[Task description]:
All lines featuring the string "this" are to be listed.

[Material supplied]:
————————

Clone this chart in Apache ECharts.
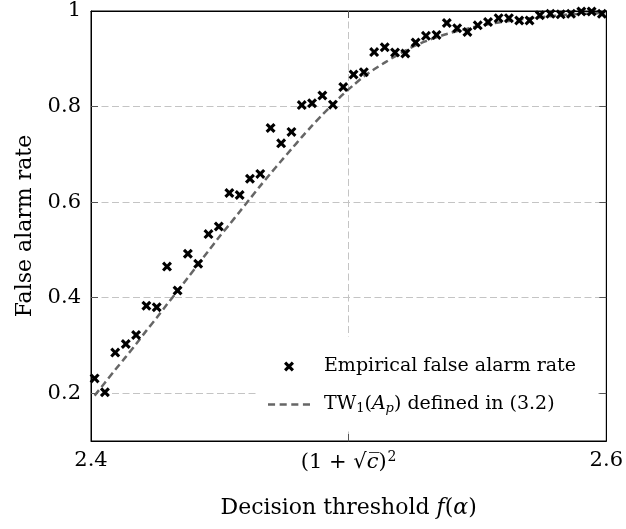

————————

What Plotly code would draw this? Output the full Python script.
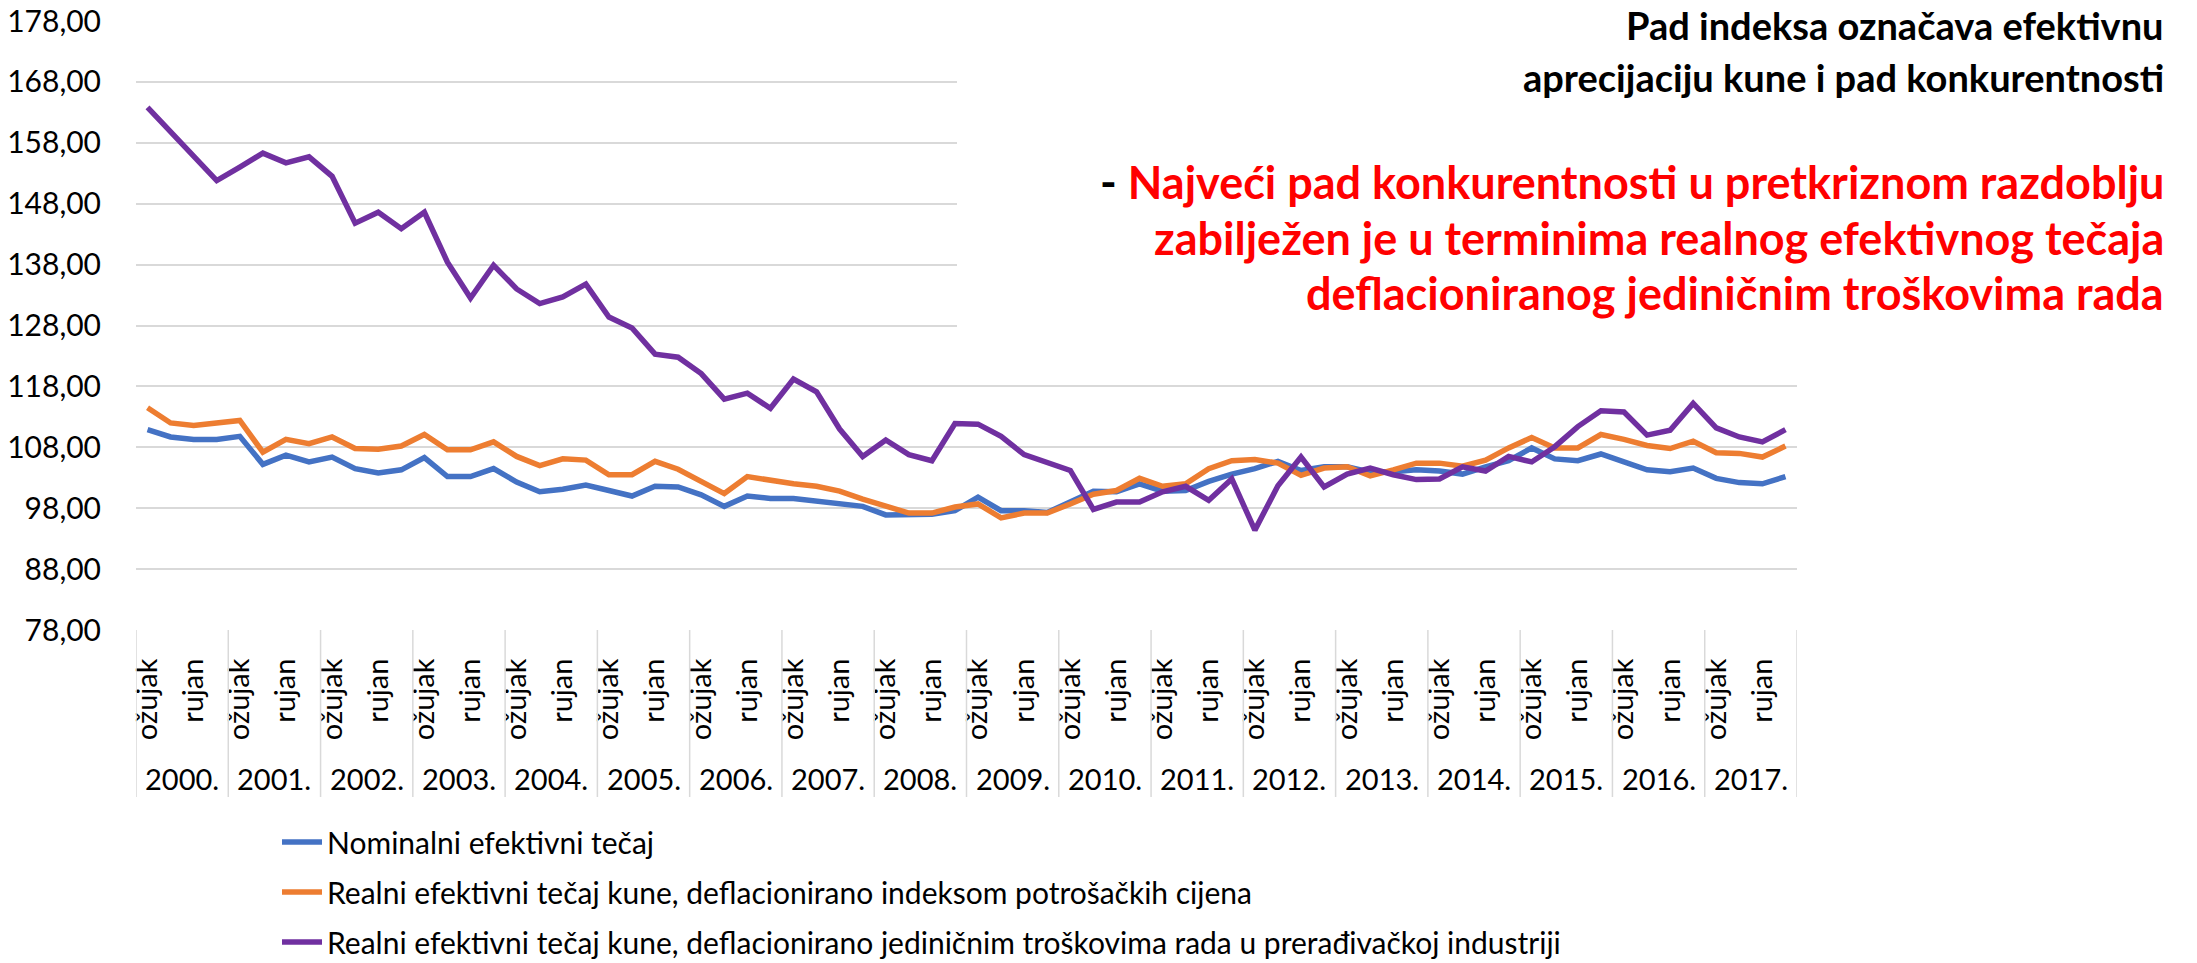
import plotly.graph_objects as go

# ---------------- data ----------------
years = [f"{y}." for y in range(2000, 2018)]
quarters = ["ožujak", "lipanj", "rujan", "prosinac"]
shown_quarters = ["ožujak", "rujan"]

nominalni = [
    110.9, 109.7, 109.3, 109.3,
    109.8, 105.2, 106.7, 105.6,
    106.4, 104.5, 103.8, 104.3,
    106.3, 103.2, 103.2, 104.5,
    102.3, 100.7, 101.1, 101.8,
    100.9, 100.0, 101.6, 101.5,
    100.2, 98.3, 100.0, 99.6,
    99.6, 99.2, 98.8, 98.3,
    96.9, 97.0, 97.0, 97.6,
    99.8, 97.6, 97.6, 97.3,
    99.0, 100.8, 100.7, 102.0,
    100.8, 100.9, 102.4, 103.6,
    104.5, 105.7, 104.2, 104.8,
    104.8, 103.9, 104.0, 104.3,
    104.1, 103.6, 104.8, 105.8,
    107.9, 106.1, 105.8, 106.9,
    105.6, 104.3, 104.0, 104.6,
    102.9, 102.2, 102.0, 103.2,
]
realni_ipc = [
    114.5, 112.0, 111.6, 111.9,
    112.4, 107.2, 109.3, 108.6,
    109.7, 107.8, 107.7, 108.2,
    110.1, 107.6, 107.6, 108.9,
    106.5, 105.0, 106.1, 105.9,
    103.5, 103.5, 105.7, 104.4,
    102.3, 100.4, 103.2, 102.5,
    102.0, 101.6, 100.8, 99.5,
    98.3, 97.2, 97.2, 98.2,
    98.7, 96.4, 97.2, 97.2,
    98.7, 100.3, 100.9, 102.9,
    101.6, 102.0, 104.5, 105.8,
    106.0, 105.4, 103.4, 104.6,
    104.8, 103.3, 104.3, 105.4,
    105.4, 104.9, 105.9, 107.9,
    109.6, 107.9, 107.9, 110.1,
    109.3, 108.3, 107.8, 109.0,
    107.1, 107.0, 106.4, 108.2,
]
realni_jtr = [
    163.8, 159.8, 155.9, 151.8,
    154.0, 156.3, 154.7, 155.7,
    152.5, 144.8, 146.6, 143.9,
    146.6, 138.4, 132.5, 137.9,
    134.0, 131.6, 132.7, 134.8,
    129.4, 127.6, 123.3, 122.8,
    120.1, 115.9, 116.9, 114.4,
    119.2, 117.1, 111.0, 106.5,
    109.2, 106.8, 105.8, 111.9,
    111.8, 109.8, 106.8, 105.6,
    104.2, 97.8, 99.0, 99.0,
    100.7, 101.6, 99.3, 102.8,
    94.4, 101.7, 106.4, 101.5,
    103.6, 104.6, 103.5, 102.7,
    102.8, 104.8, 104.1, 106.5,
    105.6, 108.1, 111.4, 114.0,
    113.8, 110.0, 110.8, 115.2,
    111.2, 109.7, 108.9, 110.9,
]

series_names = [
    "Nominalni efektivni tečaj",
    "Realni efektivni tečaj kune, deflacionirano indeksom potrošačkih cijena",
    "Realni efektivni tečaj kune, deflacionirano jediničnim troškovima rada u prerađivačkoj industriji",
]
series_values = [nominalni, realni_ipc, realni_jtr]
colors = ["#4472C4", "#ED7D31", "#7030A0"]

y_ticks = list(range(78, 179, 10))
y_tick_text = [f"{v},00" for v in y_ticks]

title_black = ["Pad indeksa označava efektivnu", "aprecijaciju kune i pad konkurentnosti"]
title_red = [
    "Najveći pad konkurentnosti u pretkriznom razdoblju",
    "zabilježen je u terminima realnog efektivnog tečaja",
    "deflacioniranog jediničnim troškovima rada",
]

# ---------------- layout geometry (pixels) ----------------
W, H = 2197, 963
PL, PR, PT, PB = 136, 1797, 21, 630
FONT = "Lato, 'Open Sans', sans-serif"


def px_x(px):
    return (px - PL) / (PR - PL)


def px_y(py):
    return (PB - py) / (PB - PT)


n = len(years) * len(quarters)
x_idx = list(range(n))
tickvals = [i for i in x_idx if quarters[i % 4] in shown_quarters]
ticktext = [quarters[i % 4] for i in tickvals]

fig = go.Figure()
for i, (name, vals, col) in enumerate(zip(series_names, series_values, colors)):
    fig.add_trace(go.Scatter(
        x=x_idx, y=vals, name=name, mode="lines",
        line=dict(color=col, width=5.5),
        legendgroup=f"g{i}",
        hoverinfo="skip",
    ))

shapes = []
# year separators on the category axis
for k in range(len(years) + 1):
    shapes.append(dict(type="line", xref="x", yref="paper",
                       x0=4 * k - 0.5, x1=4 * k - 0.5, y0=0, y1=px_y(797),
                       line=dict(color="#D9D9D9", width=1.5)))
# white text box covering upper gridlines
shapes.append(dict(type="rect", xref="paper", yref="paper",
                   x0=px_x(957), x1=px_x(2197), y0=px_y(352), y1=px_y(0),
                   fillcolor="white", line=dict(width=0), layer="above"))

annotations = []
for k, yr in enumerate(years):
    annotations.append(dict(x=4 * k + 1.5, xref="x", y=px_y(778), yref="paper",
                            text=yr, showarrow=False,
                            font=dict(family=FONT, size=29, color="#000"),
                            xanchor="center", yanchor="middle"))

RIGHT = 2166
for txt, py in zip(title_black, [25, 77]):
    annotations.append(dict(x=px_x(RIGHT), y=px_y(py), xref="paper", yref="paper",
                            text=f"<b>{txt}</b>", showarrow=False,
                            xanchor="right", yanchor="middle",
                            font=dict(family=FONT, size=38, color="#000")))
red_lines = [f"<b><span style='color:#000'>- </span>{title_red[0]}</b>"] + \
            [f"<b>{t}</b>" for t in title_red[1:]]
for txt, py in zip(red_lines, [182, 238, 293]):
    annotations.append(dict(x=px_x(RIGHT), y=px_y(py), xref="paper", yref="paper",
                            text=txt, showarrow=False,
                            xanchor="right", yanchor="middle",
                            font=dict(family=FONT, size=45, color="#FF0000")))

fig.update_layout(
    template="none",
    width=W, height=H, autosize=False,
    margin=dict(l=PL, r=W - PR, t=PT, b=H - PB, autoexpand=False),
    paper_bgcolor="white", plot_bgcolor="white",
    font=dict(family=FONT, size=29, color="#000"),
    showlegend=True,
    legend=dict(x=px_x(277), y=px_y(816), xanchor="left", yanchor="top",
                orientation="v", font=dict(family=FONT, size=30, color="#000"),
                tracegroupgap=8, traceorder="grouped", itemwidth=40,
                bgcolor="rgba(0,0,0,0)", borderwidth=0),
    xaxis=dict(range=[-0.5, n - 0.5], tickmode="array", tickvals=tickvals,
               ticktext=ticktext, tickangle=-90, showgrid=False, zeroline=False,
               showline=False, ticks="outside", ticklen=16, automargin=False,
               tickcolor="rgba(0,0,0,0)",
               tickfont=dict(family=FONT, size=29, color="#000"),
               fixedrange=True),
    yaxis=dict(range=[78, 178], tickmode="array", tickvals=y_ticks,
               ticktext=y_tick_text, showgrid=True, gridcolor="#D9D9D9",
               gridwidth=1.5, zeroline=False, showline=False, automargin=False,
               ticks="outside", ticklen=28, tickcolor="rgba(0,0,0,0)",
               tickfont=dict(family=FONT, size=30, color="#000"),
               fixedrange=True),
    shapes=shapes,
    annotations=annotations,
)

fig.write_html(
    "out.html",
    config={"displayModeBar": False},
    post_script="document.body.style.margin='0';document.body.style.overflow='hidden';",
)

————————

[The solution]:
Clone this chart in Apache ECharts.
What Plotly code would draw this? Output the full Python script.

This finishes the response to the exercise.